Kemudian di masa peralihan 2000-an akhir ke 2010-an awal terdapat gelombang besar masuknya teknologi komunikasi dan informasi. Kemunculan gadget canggih membuat telepon rumah dan warung telepon perlahan tersisih--bahkan bisa disebut lenyap.
Sampai tiba pada perihal yang lebih menarik perhatian kaum pelajar, yaitu media sosial. Khusus bagi pelajar SMA, mereka seperti menemukan wahana yang sangat tepat untuk berekspresi.
Mereka yang sudah tidak mungkin bermain gundu, lompat tali, apalagi ular-tangga, maka menjadikan media sosial sebagai wahana bermain mereka. Waktu mereka kemudian terkuras di sana. Mereka menjadikan media sosial (medsos) sebagai bagian dari kegemaran, dan tentunya membuat fokus belajarnya semakin acak-acakan.
Kalau sekarang ada yang pernah viral tentang dosen yang mencari mahasiswanya hingga di Youtube. Maka, sebelumnya hal semacam itu juga terjadi saat medsos belum sebanyak dan semenarik sekarang.
Apa yang dikhawatirkan guru saat itu?
Pergaulan. Pergaulan di media sosial cenderung lebih bebas.

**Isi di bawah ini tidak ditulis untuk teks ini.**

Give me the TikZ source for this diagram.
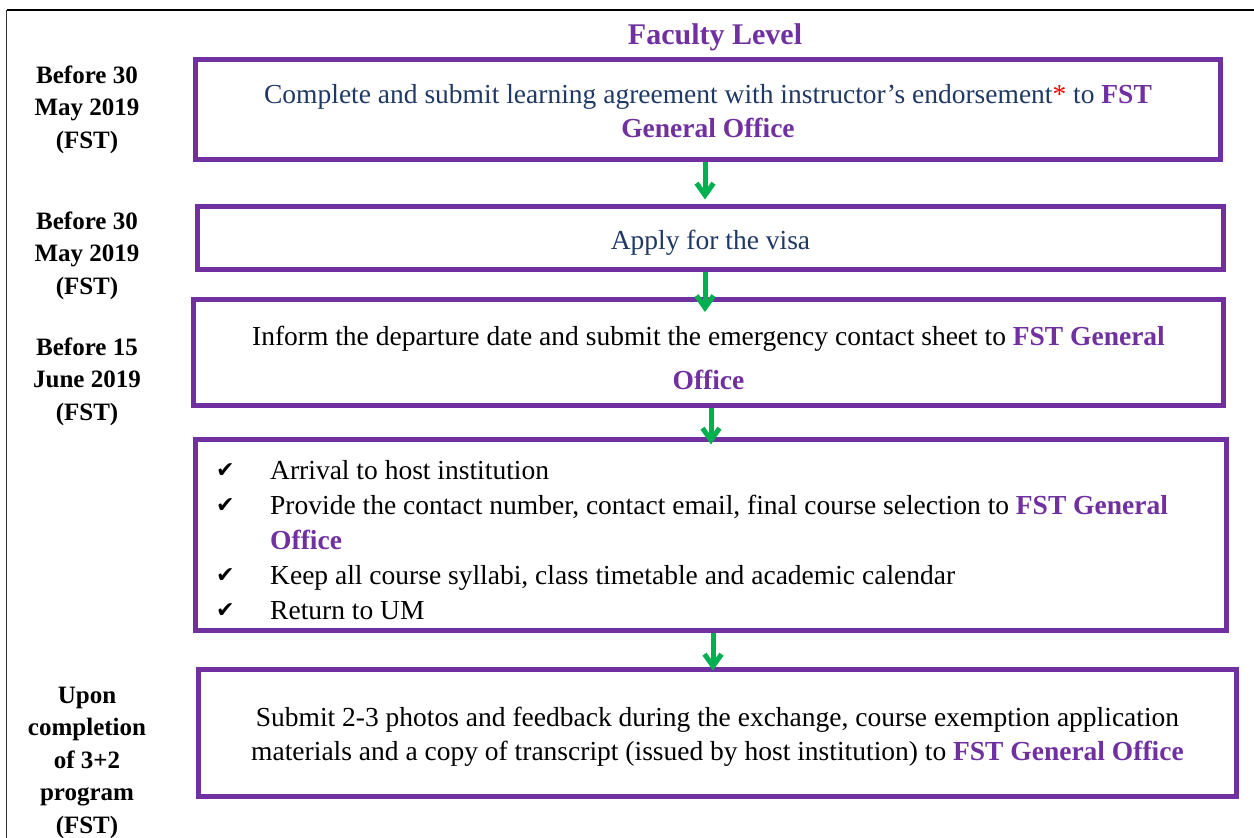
\documentclass[tikz,border=0pt]{standalone}
\usepackage{fontspec}
\setmainfont{Liberation Serif}
\newfontfamily\symfont{DejaVu Sans}
\usetikzlibrary{arrows.meta}
\definecolor{fstpurple}{HTML}{7030A0}
\definecolor{navytext}{HTML}{1F3864}
\definecolor{arrgreen}{HTML}{00B050}
\newcommand\hlp[1]{\textbf{\color{fstpurple}#1}}
\newcommand\chk{\makebox[54pt][l]{\raisebox{2pt}{\fontsize{22}{22}\symfont ✔}}}
\tikzset{
  stagebox/.style={draw=fstpurple, line width=5pt, inner sep=0pt},
  stagetext/.style={align=center, inner sep=0pt, font=\fontsize{27.5}{34}\selectfont},
  datelabel/.style={align=center, anchor=base, inner sep=0pt,
    font=\fontsize{25}{32.5}\selectfont\bfseries},
  flowarrow/.style={draw=arrgreen, line width=5pt,
    -{Straight Barb[length=12pt,width=17pt]}},
}
\begin{document}
\begin{tikzpicture}[x=1pt,y=-1pt]
\useasboundingbox (0,0) rectangle (1254,838);
% frame
\draw[line width=2pt] (1254,10) -- (6.5,10);
\draw[line width=1.3pt, black!80] (6.5,10) -- (6.5,838);
% title
\node[anchor=base, inner sep=0pt, text=fstpurple, font=\fontsize{30}{36}\selectfont\bfseries] (title) at (715,44) {Faculty Level};
% date labels (base = last line)
\node[datelabel] (lab1) at (87,148) {Before 30\\May 2019\\(FST)};
\node[datelabel] (lab2) at (87,294) {Before 30\\May 2019\\(FST)};
\node[datelabel] (lab3) at (87,420) {Before 15\\June 2019\\(FST)};
\node[datelabel] (lab4) at (87,833) {Upon\\completion\\of 3+2\\program\\(FST)};
% boxes
\node[stagebox, minimum width=1025pt, minimum height=100pt] (b1) at (708,109.5) {};
\node[stagetext, text=navytext] (b1t) at ([yshift=-2pt]b1.center)
  {Complete and submit learning agreement with instructor’s endorsement{\color{red}*} to \hlp{FST}\\\hlp{General Office}};
\node[stagebox, minimum width=1026pt, minimum height=62.5pt] (b2) at (710.5,237.75) {};
\node[stagetext, text=navytext] (b2t) at ([yshift=-5pt]b2.center) {Apply for the visa};
\node[stagebox, minimum width=1030pt, minimum height=106pt] (b3) at (708.5,352.5) {};
\node[stagetext] (b3t) at ([yshift=-5pt]b3.center)
  {Inform the departure date and submit the emergency contact sheet to \hlp{FST General}\\[10pt]\hlp{Office}};
\node[stagebox, minimum width=1031pt, minimum height=191pt] (b4) at (711,535) {};
\node[anchor=north west, align=left, inner sep=0pt, font=\fontsize{27.5}{35}\selectfont] (b4t) at (216,460)
  {\chk Arrival to host institution\\
   \chk Provide the contact number, contact email, final course selection to \hlp{FST General}\\
   \hspace*{54pt}\hlp{Office}\\
   \chk Keep all course syllabi, class timetable and academic calendar\\
   \chk Return to UM};
\node[stagebox, minimum width=1038pt, minimum height=127pt] (b5) at (717.5,733) {};
\node[stagetext] (b5t) at ([yshift=-4pt]b5.center)
  {Submit 2-3 photos and feedback during the exchange, course exemption application\\
   materials and a copy of transcript (issued by host institution) to \hlp{FST General Office}};
% arrows
\draw[flowarrow] ([xshift=-3pt]b1.south) -- ([xshift=-3pt,yshift=4.5pt]b1.south |- b2.north);
\draw[flowarrow] ([xshift=-5.5pt]b2.south) -- ([xshift=-5.5pt,yshift=-15pt]b2.south |- b3.north);
\draw[flowarrow] ([xshift=2.5pt]b3.south) -- ([xshift=2.5pt,yshift=-7.5pt]b3.south |- b4.north);
\draw[flowarrow] ([xshift=2pt]b4.south) -- ([xshift=2pt,yshift=-3.5pt]b4.south |- b5.north);
\end{tikzpicture}
\end{document}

Pelajar di kota A bisa berkenalan dengan pelajar dari kota B, C, hingga Z. Bahkan, juga bisa antarprovinsi hingga antarnegara.
Jika jaringan sosial itu digunakan untuk hal positif, tentu tidak masalah. Tetapi, bagaimana jika malah negatif? Tentu, pihak yang pusing juga guru, selain orang tua mereka.
Memang, pada akhirnya puncak perkembangan objek yang menggoda para pelajar adalah kemunculan media-media obrolan. Itu terjadi pada 2010-an menuju pertengahan akhir.
Banyak pelajar yang sudah pasti punya akun di media obrolan. Mereka bahkan tidak jarang satu ruang obrolan dengan orang-orang yang lebih tua, dan itu menjadi permasalahan laten.